For instance, in the system I need to maintain (albiet not on unix),
each user has their login into the billing application. The
application logs every major action they do. Ie. Jim expired these services.
Jim ran this credit card batch. The batch comprised of these customers.
At any given time, and admin can login to the application and pull an
audit log on Jim's actions for the day, or a audit log of what credit
card data was accessed.

While I do have a Unix application interface to this secure system, it
can't even access credit-card data due to security levels on the DB
server, but it does require unique user logins. If it could access
secure data, it would have to be recoded in such a way to have audit
logs of the actions of each of those users, and what actions they did
as well. Those logs would have to be secure and unalterable in a
reasonable fashion.

Also, PCI/DSS requires credit-card data to be stored encrypted, even
within a database, so you'll need some sort of column encryption.

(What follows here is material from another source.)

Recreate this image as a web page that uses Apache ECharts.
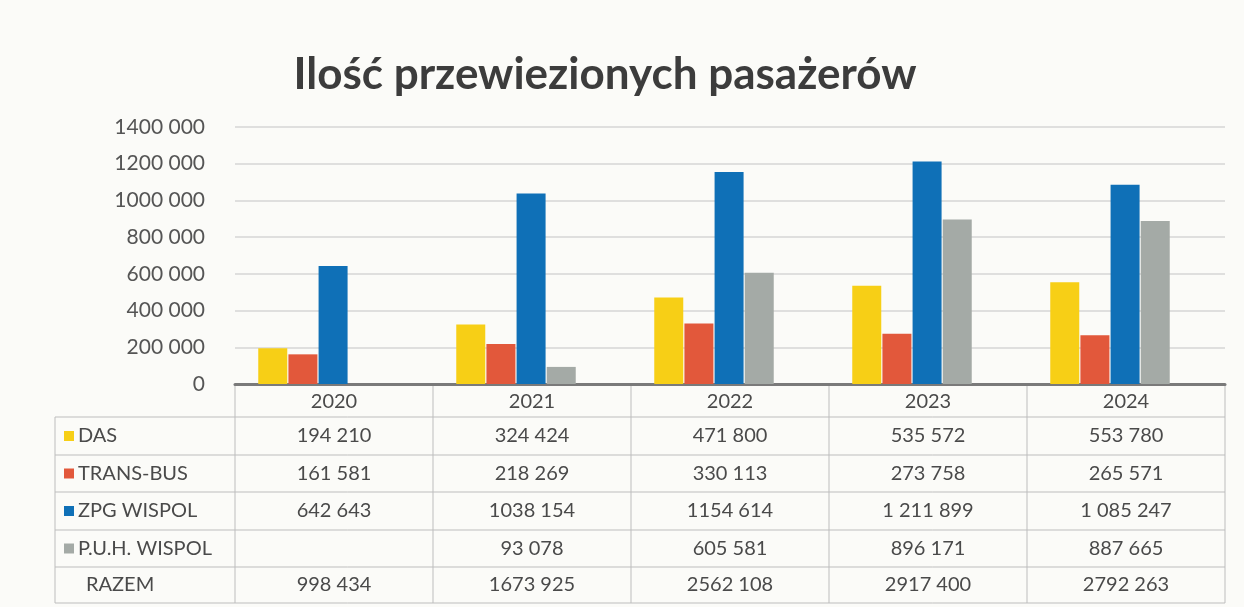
<!DOCTYPE html>
<html>
<head>
<meta charset="utf-8">
<script src="https://cdn.jsdelivr.net/npm/echarts@6/dist/echarts.min.js"></script>
<style>
  html, body { margin: 0; padding: 0; background: #fbfbf8; }
  #chart { width: 1244px; height: 607px; }
</style>
</head>
<body>
<div id="chart"></div>
<script>
const categories = ['2020', '2021', '2022', '2023', '2024'];
const seriesNames = ['DAS', 'TRANS-BUS', 'ZPG WISPOL', 'P.U.H. WISPOL'];
const das = [194210, 324424, 471800, 535572, 553780];
const transBus = [161581, 218269, 330113, 273758, 265571];
const zpgWispol = [642643, 1038154, 1154614, 1211899, 1085247];
const puhWispol = [null, 93078, 605581, 896171, 887665];
const yMax = 1400000;
const yStep = 200000;
const colors = ['#f7cf16', '#e2583b', '#0f70b7', '#a4aaa6'];
// in the source table the ZPG WISPOL numbers of 2023/2024 are written with full grouping
const zpgFullGrouping = [false, false, false, true, true];

const values = [das, transBus, zpgWispol, puhWispol];
const razem = categories.map((c, i) => values.reduce((s, arr) => s + (arr[i] || 0), 0));

function fmt(v, full) {
  if (v == null) return '';
  const s = String(v);
  if (s.length <= 3) return s;
  if (full) return s.replace(/\B(?=(\d{3})+(?!\d))/g, ' ');
  return s.slice(0, -3) + ' ' + s.slice(-3);
}

const font = 'Lato, "Open Sans", sans-serif';
const textColor = '#4a4a4a';
const lineColor = '#bdbdbd';
const cellFont = '20px ' + font;

const W = 1244;
const plotLeft = 235, plotRight = 19, plotTop = 127, plotBottom = 384;
const colW = (W - plotLeft - plotRight) / categories.length;
const tableLeft = 55;
const rowEdges = [384, 417, 455, 492, 530, 567, 603];

const chart = echarts.init(document.getElementById('chart'));

const graphic = [];
// table lines
for (let r = 1; r < rowEdges.length; r++) {
  graphic.push({ type: 'line', silent: true,
    shape: { x1: tableLeft, y1: rowEdges[r], x2: W - plotRight, y2: rowEdges[r] },
    style: { stroke: lineColor, lineWidth: 1 } });
}
graphic.push({ type: 'line', silent: true,
  shape: { x1: tableLeft, y1: rowEdges[1], x2: tableLeft, y2: rowEdges[6] },
  style: { stroke: lineColor, lineWidth: 1 } });
for (let c = 0; c <= categories.length; c++) {
  const x = plotLeft + c * colW;
  graphic.push({ type: 'line', silent: true,
    shape: { x1: x, y1: rowEdges[0], x2: x, y2: rowEdges[6] },
    style: { stroke: lineColor, lineWidth: 1 } });
}
// header years
categories.forEach((cat, i) => {
  graphic.push({ type: 'text', silent: true,
    x: plotLeft + (i + 0.5) * colW, y: (rowEdges[0] + rowEdges[1]) / 2 + 1,
    style: { text: cat, font: cellFont, fill: textColor, align: 'center', verticalAlign: 'middle' } });
});
// series rows
values.forEach((arr, r) => {
  const yc = (rowEdges[r + 1] + rowEdges[r + 2]) / 2;
  graphic.push({ type: 'rect', silent: true,
    shape: { x: 64, y: yc - 5, width: 10, height: 10 },
    style: { fill: colors[r] } });
  graphic.push({ type: 'text', silent: true, x: 78, y: yc,
    style: { text: seriesNames[r], font: cellFont, fill: textColor, verticalAlign: 'middle' } });
  arr.forEach((v, i) => {
    graphic.push({ type: 'text', silent: true,
      x: plotLeft + (i + 0.5) * colW, y: yc,
      style: { text: fmt(v, r === 2 && zpgFullGrouping[i]), font: cellFont, fill: textColor,
        align: 'center', verticalAlign: 'middle' } });
  });
});
// total row
{
  const yc = (rowEdges[5] + rowEdges[6]) / 2;
  graphic.push({ type: 'text', silent: true, x: 86, y: yc,
    style: { text: 'RAZEM', font: cellFont, fill: textColor, verticalAlign: 'middle' } });
  razem.forEach((v, i) => {
    graphic.push({ type: 'text', silent: true,
      x: plotLeft + (i + 0.5) * colW, y: yc,
      style: { text: fmt(v, false), font: cellFont, fill: textColor, align: 'center', verticalAlign: 'middle' } });
  });
}

chart.setOption({
  backgroundColor: '#fbfbf8',
  animation: false,
  title: {
    text: 'Ilość przewiezionych pasażerów',
    left: 600, top: 48, textAlign: 'center',
    textStyle: { fontFamily: font, fontSize: 44, fontWeight: 'bold', color: '#3c3c3c' }
  },
  grid: [
    // axis grid, lined up with the table
    { left: plotLeft, right: plotRight, top: plotTop, bottom: 607 - plotBottom },
    // bars sit a bit to the left in the original
    { left: plotLeft - 16, right: plotRight + 16, top: plotTop, bottom: 607 - plotBottom }
  ],
  xAxis: [
    { gridIndex: 0, type: 'category', data: categories,
      axisLine: { lineStyle: { color: '#7a7a7a', width: 3 } },
      axisTick: { show: false }, axisLabel: { show: false } },
    { gridIndex: 1, type: 'category', data: categories, show: false }
  ],
  yAxis: [
    { gridIndex: 0, type: 'value', min: 0, max: yMax, interval: yStep,
      axisLine: { show: false }, axisTick: { show: false },
      axisLabel: { margin: 30, fontFamily: font, fontSize: 21, color: '#555',
        formatter: v => fmt(v, false) },
      splitLine: { lineStyle: { color: '#d6d6d6', width: 1.5 } } },
    { gridIndex: 1, type: 'value', min: 0, max: yMax, interval: yStep, show: false,
      splitLine: { show: false } }
  ],
  series: values.map((arr, r) => ({
    name: seriesNames[r],
    type: 'bar',
    xAxisIndex: 1, yAxisIndex: 1,
    data: arr,
    barWidth: 29,
    barGap: '4%',
    itemStyle: { color: colors[r] }
  })),
  graphic: graphic
});
</script>
</body>
</html>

>It also doesn't help that I'm not all that clear on the application that my=
> client's using. If the only people that require a login access to the uni=
>x system are the admins, then this suddenly gets a lot easier - it's the ap=
>plication that has to ensure that it logs Jim accessed this card # at this =
>time...=20


Yes, application logging should be the main thrust.

As another wrench, PCI/DSS also requires machine functions to be
dedicated to the main task. Ie. a DB server should be only a DB
server. A web front end should only be a web front end, not a file
server, mail server, etc. etc.

So, theoritically, only the admins should have access to any DB server
that holds credit-card data, and there should be no user logins there
at all.


And in the end, we see time and time again that all of these items are
not followed even in the biggest sites.